Hamengku Buwono IX: Kalau Belanda mengajak saya, biasanya sekaligus mereka mengajak tiga orang raja lainnya di Jawa Tengah yaitu Sunan Solo, Paku Alam dan Mangkunegoro. Ketika itu saya diajak ke Australia, bukan ke Bandung. Lalu saya jawab: Buat apa saya pergi ke Australia? Apapun yang terjadi, tempat saya adalah di Yogya.

Penulis: Lalu bagaimana reaksi mereka?

Sultan Hamengku Buwono IX: Kami tidak berdebat. Tetapi baru kemudian saya tahu bahwa karena penolakan saya itu Belanda merencanakan untuk menculik saya. Rencana penculikan tersebut akan dilaksanakan melalui instruksi kepada suatu kecamatan di daerah Yogya. Suatu waktu seorang camat menerima instruksi agar menebang semua pohon kelapa antara Yogya dan Wates di area sepanjang kira-kira tiga kilometer. Rupanya pada waktu itu telah ditetapkan bahwa di tempat itu akan didaratkan pesawat terbang berikut sejumlah kesatuan tentara untuk menculik saya.
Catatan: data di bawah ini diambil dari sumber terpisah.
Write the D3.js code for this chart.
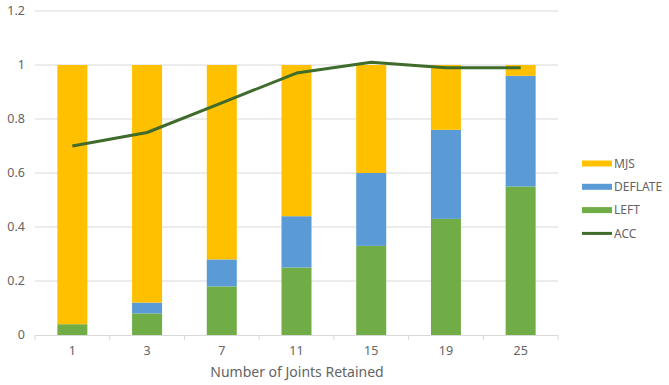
<!DOCTYPE html>
<html>
<head>
<meta charset="utf-8">
<script src="https://cdn.jsdelivr.net/npm/d3@7/dist/d3.min.js"></script>
<style>
  html, body { margin: 0; padding: 0; background: #fff; }
  svg text { font-family: "Noto Sans", "Open Sans", sans-serif; fill: #646464; }
</style>
</head>
<body>
<svg id="chart" width="669" height="385"></svg>
<script>
// Joints retained per configuration
const categories = ["1", "3", "7", "11", "15", "19", "25"];
// Stacked shares
const leftValues    = [0.04, 0.08, 0.18, 0.25, 0.33, 0.43, 0.55];
const deflateValues = [0.00, 0.04, 0.10, 0.19, 0.27, 0.33, 0.41];
const mjsValues     = [0.96, 0.88, 0.72, 0.56, 0.40, 0.24, 0.04];
// Accuracy line
const accValues     = [0.70, 0.75, 0.86, 0.97, 1.01, 0.99, 0.99];
const yTicks = [0, 0.2, 0.4, 0.6, 0.8, 1, 1.2];
const xTitle = "Number of Joints Retained";

const series = [
  { key: "LEFT", values: leftValues, color: "#70AD47" },
  { key: "DEFLATE", values: deflateValues, color: "#5B9BD5" },
  { key: "MJS", values: mjsValues, color: "#FFC000" }
];

const svg = d3.select("#chart");
const plot = { left: 35, right: 558, top: 11, bottom: 335 };

const xOuter = d3.scaleBand().domain(categories).range([plot.left, plot.right]);
const y = d3.scaleLinear().domain([0, 1.2]).range([plot.bottom, plot.top]);

// gridlines
svg.append("g")
  .selectAll("line")
  .data(yTicks.filter(d => d > 0))
  .join("line")
  .attr("x1", plot.left).attr("x2", plot.right)
  .attr("y1", d => y(d)).attr("y2", d => y(d))
  .attr("stroke", "#D9D9D9").attr("stroke-width", 1);

// y tick labels
svg.append("g")
  .selectAll("text")
  .data(yTicks)
  .join("text")
  .attr("x", 25).attr("y", d => y(d))
  .attr("dy", "0.35em")
  .attr("text-anchor", "end")
  .attr("font-size", 12.5)
  .text(d => d3.format("~g")(d));

// stacked bars
const rows = categories.map((c, i) => {
  const r = { cat: c };
  series.forEach(s => r[s.key] = s.values[i]);
  return r;
});
const stacked = d3.stack().keys(series.map(s => s.key))(rows);
const bw = 30;
svg.append("g")
  .selectAll("g")
  .data(stacked)
  .join("g")
  .attr("fill", (d, i) => series[i].color)
  .selectAll("rect")
  .data(d => d)
  .join("rect")
  .attr("x", d => xOuter(d.data.cat) + xOuter.bandwidth() / 2 - bw / 2)
  .attr("width", bw)
  .attr("y", d => y(d[1]))
  .attr("height", d => Math.max(0, y(d[0]) - y(d[1])));

// x axis line and ticks
svg.append("line")
  .attr("x1", plot.left).attr("x2", plot.right)
  .attr("y1", plot.bottom + 0.5).attr("y2", plot.bottom + 0.5)
  .attr("stroke", "#D9D9D9");
const boundaries = categories.map(c => xOuter(c)).concat([plot.right]);
svg.append("g")
  .selectAll("line")
  .data(boundaries)
  .join("line")
  .attr("x1", d => d).attr("x2", d => d)
  .attr("y1", plot.bottom).attr("y2", plot.bottom + 5)
  .attr("stroke", "#D9D9D9");

svg.append("g")
  .selectAll("text")
  .data(categories)
  .join("text")
  .attr("x", d => xOuter(d) + xOuter.bandwidth() / 2)
  .attr("y", 355)
  .attr("text-anchor", "middle")
  .attr("font-size", 12.5)
  .text(d => d);

svg.append("text")
  .attr("x", 297)
  .attr("y", 377)
  .attr("text-anchor", "middle")
  .attr("font-size", 14)
  .text(xTitle);

// accuracy line
const line = d3.line()
  .x((d, i) => xOuter(categories[i]) + xOuter.bandwidth() / 2)
  .y(d => y(d));
svg.append("path")
  .datum(accValues)
  .attr("fill", "none")
  .attr("stroke", "#3F6B2B")
  .attr("stroke-width", 3)
  .attr("stroke-linejoin", "round")
  .attr("d", line);

// legend
const legendItems = [
  { key: "MJS", color: "#FFC000", type: "bar" },
  { key: "DEFLATE", color: "#5B9BD5", type: "bar" },
  { key: "LEFT", color: "#70AD47", type: "bar" },
  { key: "ACC", color: "#3F6B2B", type: "line" }
];
const lg = svg.append("g").selectAll("g")
  .data(legendItems)
  .join("g")
  .attr("transform", (d, i) => `translate(582, ${163.5 + i * 23.3})`);
lg.filter(d => d.type === "bar").append("rect")
  .attr("x", 0).attr("y", -3).attr("width", 30).attr("height", 6)
  .attr("fill", d => d.color);
lg.filter(d => d.type === "line").append("line")
  .attr("x1", 0).attr("x2", 30).attr("y1", 0).attr("y2", 0)
  .attr("stroke", d => d.color).attr("stroke-width", 3);
lg.append("text")
  .attr("x", 32).attr("y", 0).attr("dy", "0.35em")
  .attr("font-size", 12)
  .text(d => d.key);
</script>
</body>
</html>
Camat setempat tak dapat berbuat lain selain menuruti instruksi, tanpa memgetahui apa maksud penebangan pohon-pohon kelapa itu.

Peristiwa itu masih mudah dicek, karena yang menjadi camat waktu itu adalah Selo Soemardjan. Penculikan ini gagal hanya karena pada waktu rencana akan dilaksanakan, bala tentara Jepang telah keburu masuk Yogya.

Penulis: Maksud yang jelas dari ajakan ke Australia ini apa?

Hamengku Buwono IX: Tentulah untuk menahan kami, raja-raja, sebagai sejenis "sandera", sesuatu yang telah ditentukan dalam kerangka siasat mereka selanjutnya untuk mempertahankan wilayah Hindia Belanda.